153). It is primarily in the fellowship (koinonia)
of the community, not in the isolated individual, that the work of the Spirit
is fulfilled (CD IV/1, pp. 150ff).
What makes the
Christian community distinctive is that its members uphold one another rather
than causing one another to fall (CD IV/2, pp. 816ff). The community lives by
the forgiveness of sins, where one sinner may love another, because the sin of
all has been taken away in Jesus. It is a community where its members bear
faithful, joyous witness to Christ for the sake of one another and for the world.

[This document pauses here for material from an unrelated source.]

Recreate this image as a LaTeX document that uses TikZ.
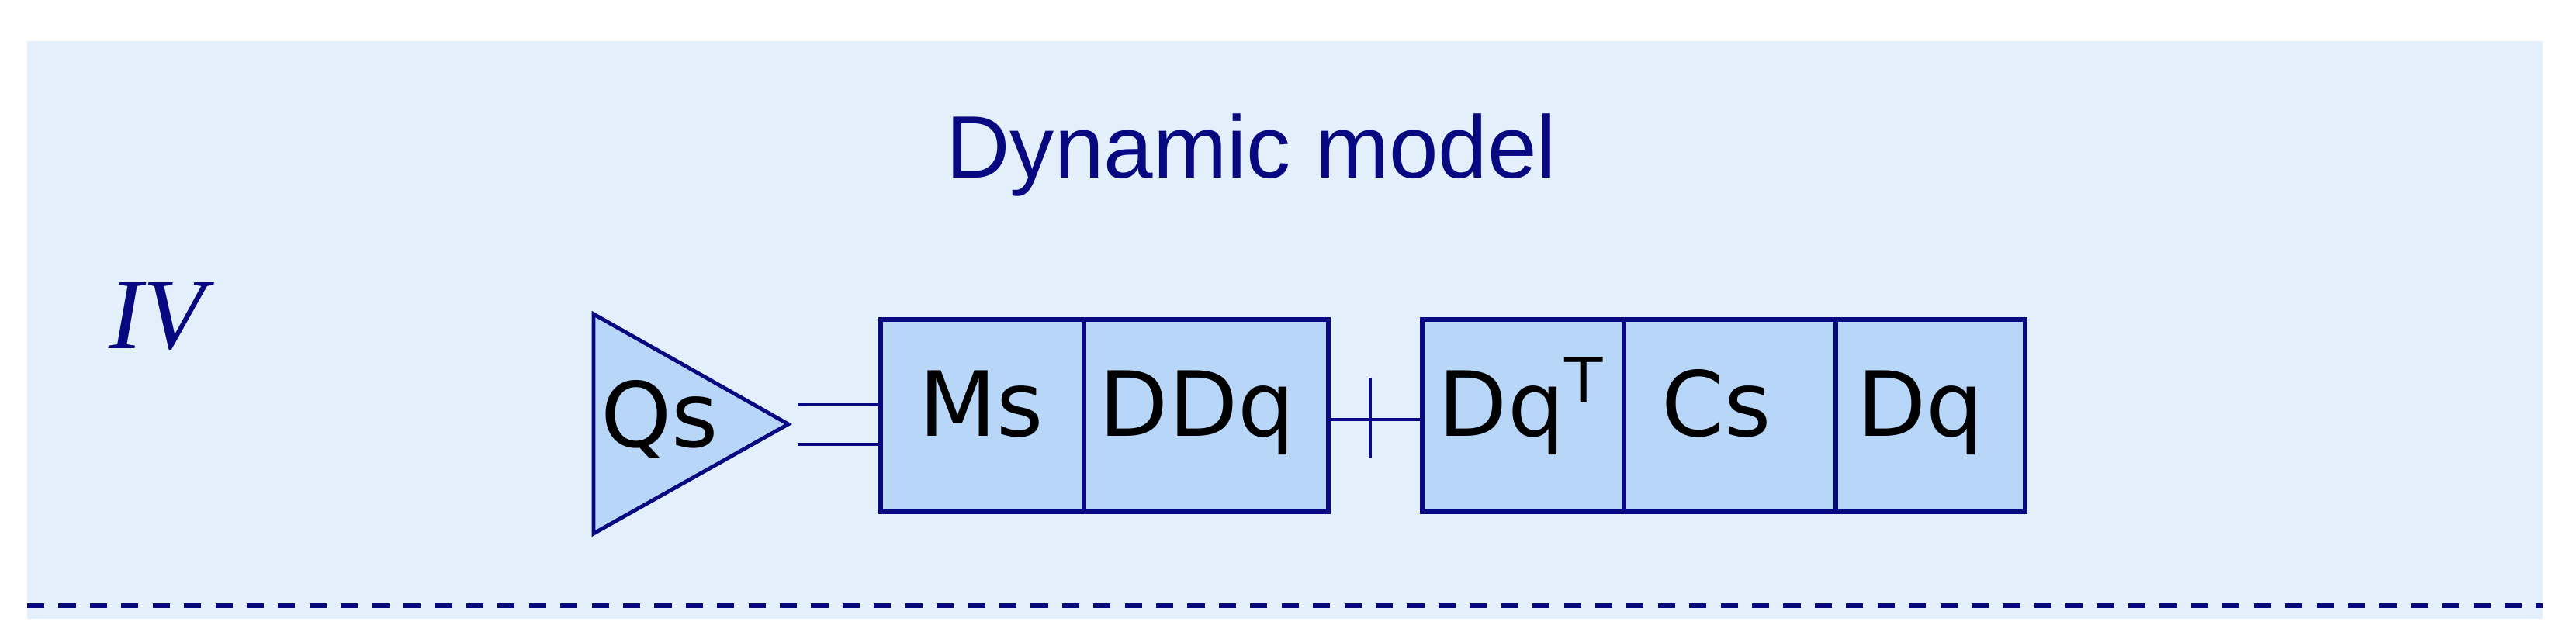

By the Holy Spirit, the members of the community of faith are set free for
relationships, wherein they are loved and may love in return. At the same time,
the fellowship established by the Spirit “equips the community in freedom for
solidarity (though not conformity) with the world” (CD IV/3, pp. 762-95).
In conclusion,
Hunsinger writes: “The saving activity of the Holy Spirit, as understood by
Barth, is therefore communal in content. The Spirit is the presence and power
of koinonia joining believers to
Christ and through him to God and one another.” In the Holy Spirit, we know ourselves
to be in union with Christ and also with one another in the fellowship of
faith, love and hope. “Koinonia with
Christ in the Spirit means koinonia with
the Trinity and with one another, including solidarity with the world.”